Go through the listing and set it down exactly, leaving out its pictures.

> _Given material_:
▼
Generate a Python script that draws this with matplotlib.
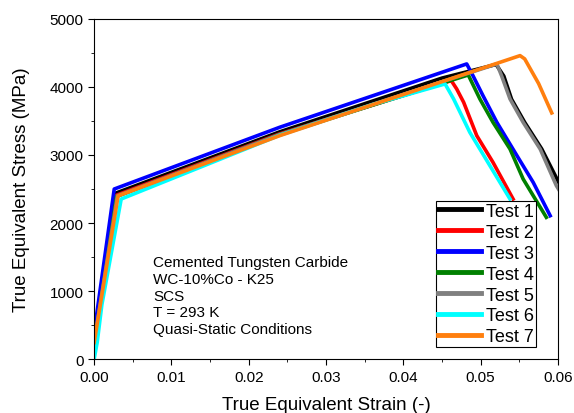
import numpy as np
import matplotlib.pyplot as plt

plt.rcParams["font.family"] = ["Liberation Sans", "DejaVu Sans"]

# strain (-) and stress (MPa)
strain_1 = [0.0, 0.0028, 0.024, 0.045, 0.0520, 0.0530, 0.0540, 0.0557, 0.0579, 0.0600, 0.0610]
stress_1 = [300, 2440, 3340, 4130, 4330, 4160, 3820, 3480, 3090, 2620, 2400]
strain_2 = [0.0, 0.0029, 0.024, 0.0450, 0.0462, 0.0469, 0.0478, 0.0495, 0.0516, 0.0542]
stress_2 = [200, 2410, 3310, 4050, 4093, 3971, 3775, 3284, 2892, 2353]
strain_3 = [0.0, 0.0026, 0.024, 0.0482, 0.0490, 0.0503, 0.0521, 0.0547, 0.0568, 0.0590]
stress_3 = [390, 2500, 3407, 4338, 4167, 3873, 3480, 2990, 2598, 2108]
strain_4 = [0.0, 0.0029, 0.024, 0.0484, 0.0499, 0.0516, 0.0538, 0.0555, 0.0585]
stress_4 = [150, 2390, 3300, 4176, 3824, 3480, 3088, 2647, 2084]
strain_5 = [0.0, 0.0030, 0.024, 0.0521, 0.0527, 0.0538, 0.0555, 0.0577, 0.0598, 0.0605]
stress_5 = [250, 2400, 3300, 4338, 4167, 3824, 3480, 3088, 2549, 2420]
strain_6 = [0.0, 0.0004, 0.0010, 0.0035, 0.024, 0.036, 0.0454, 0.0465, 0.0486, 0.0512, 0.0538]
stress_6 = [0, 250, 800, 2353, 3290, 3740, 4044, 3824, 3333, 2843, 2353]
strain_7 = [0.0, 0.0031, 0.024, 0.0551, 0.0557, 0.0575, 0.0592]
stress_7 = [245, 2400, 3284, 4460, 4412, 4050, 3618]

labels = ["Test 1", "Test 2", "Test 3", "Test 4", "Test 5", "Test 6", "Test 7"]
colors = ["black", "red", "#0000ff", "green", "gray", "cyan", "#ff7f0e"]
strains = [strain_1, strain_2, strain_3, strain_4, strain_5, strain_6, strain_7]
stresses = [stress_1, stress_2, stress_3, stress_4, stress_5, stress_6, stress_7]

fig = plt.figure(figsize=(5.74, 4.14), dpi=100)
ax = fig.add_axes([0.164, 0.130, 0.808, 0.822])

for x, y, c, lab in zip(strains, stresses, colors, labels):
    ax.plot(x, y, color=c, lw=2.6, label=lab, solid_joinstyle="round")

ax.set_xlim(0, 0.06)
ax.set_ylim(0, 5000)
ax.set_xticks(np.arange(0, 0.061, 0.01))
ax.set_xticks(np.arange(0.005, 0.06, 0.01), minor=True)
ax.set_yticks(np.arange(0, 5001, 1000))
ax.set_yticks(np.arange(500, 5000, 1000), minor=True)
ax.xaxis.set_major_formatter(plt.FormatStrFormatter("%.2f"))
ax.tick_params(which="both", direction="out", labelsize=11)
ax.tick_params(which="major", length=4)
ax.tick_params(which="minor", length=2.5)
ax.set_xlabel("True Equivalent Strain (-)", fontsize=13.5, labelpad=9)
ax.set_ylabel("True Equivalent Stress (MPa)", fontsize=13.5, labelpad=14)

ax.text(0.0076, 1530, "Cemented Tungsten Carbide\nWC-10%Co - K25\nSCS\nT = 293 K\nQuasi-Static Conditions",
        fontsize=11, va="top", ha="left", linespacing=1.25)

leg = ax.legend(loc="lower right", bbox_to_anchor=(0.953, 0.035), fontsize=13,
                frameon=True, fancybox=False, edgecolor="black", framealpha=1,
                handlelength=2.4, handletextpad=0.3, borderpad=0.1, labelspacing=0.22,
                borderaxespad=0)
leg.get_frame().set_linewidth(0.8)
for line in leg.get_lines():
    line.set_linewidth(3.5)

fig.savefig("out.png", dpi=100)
▲
> _Written solution_:
Generate a Python script that draws this with matplotlib.
import numpy as np
import matplotlib.pyplot as plt

plt.rcParams["font.family"] = ["Liberation Sans", "DejaVu Sans"]

# strain (-) and stress (MPa)
strain_1 = [0.0, 0.0028, 0.024, 0.045, 0.0520, 0.0530, 0.0540, 0.0557, 0.0579, 0.0600, 0.0610]
stress_1 = [300, 2440, 3340, 4130, 4330, 4160, 3820, 3480, 3090, 2620, 2400]
strain_2 = [0.0, 0.0029, 0.024, 0.0450, 0.0462, 0.0469, 0.0478, 0.0495, 0.0516, 0.0542]
stress_2 = [200, 2410, 3310, 4050, 4093, 3971, 3775, 3284, 2892, 2353]
strain_3 = [0.0, 0.0026, 0.024, 0.0482, 0.0490, 0.0503, 0.0521, 0.0547, 0.0568, 0.0590]
stress_3 = [390, 2500, 3407, 4338, 4167, 3873, 3480, 2990, 2598, 2108]
strain_4 = [0.0, 0.0029, 0.024, 0.0484, 0.0499, 0.0516, 0.0538, 0.0555, 0.0585]
stress_4 = [150, 2390, 3300, 4176, 3824, 3480, 3088, 2647, 2084]
strain_5 = [0.0, 0.0030, 0.024, 0.0521, 0.0527, 0.0538, 0.0555, 0.0577, 0.0598, 0.0605]
stress_5 = [250, 2400, 3300, 4338, 4167, 3824, 3480, 3088, 2549, 2420]
strain_6 = [0.0, 0.0004, 0.0010, 0.0035, 0.024, 0.036, 0.0454, 0.0465, 0.0486, 0.0512, 0.0538]
stress_6 = [0, 250, 800, 2353, 3290, 3740, 4044, 3824, 3333, 2843, 2353]
strain_7 = [0.0, 0.0031, 0.024, 0.0551, 0.0557, 0.0575, 0.0592]
stress_7 = [245, 2400, 3284, 4460, 4412, 4050, 3618]

labels = ["Test 1", "Test 2", "Test 3", "Test 4", "Test 5", "Test 6", "Test 7"]
colors = ["black", "red", "#0000ff", "green", "gray", "cyan", "#ff7f0e"]
strains = [strain_1, strain_2, strain_3, strain_4, strain_5, strain_6, strain_7]
stresses = [stress_1, stress_2, stress_3, stress_4, stress_5, stress_6, stress_7]

fig = plt.figure(figsize=(5.74, 4.14), dpi=100)
ax = fig.add_axes([0.164, 0.130, 0.808, 0.822])

for x, y, c, lab in zip(strains, stresses, colors, labels):
    ax.plot(x, y, color=c, lw=2.6, label=lab, solid_joinstyle="round")

ax.set_xlim(0, 0.06)
ax.set_ylim(0, 5000)
ax.set_xticks(np.arange(0, 0.061, 0.01))
ax.set_xticks(np.arange(0.005, 0.06, 0.01), minor=True)
ax.set_yticks(np.arange(0, 5001, 1000))
ax.set_yticks(np.arange(500, 5000, 1000), minor=True)
ax.xaxis.set_major_formatter(plt.FormatStrFormatter("%.2f"))
ax.tick_params(which="both", direction="out", labelsize=11)
ax.tick_params(which="major", length=4)
ax.tick_params(which="minor", length=2.5)
ax.set_xlabel("True Equivalent Strain (-)", fontsize=13.5, labelpad=9)
ax.set_ylabel("True Equivalent Stress (MPa)", fontsize=13.5, labelpad=14)

ax.text(0.0076, 1530, "Cemented Tungsten Carbide\nWC-10%Co - K25\nSCS\nT = 293 K\nQuasi-Static Conditions",
        fontsize=11, va="top", ha="left", linespacing=1.25)

leg = ax.legend(loc="lower right", bbox_to_anchor=(0.953, 0.035), fontsize=13,
                frameon=True, fancybox=False, edgecolor="black", framealpha=1,
                handlelength=2.4, handletextpad=0.3, borderpad=0.1, labelspacing=0.22,
                borderaxespad=0)
leg.get_frame().set_linewidth(0.8)
for line in leg.get_lines():
    line.set_linewidth(3.5)

fig.savefig("out.png", dpi=100)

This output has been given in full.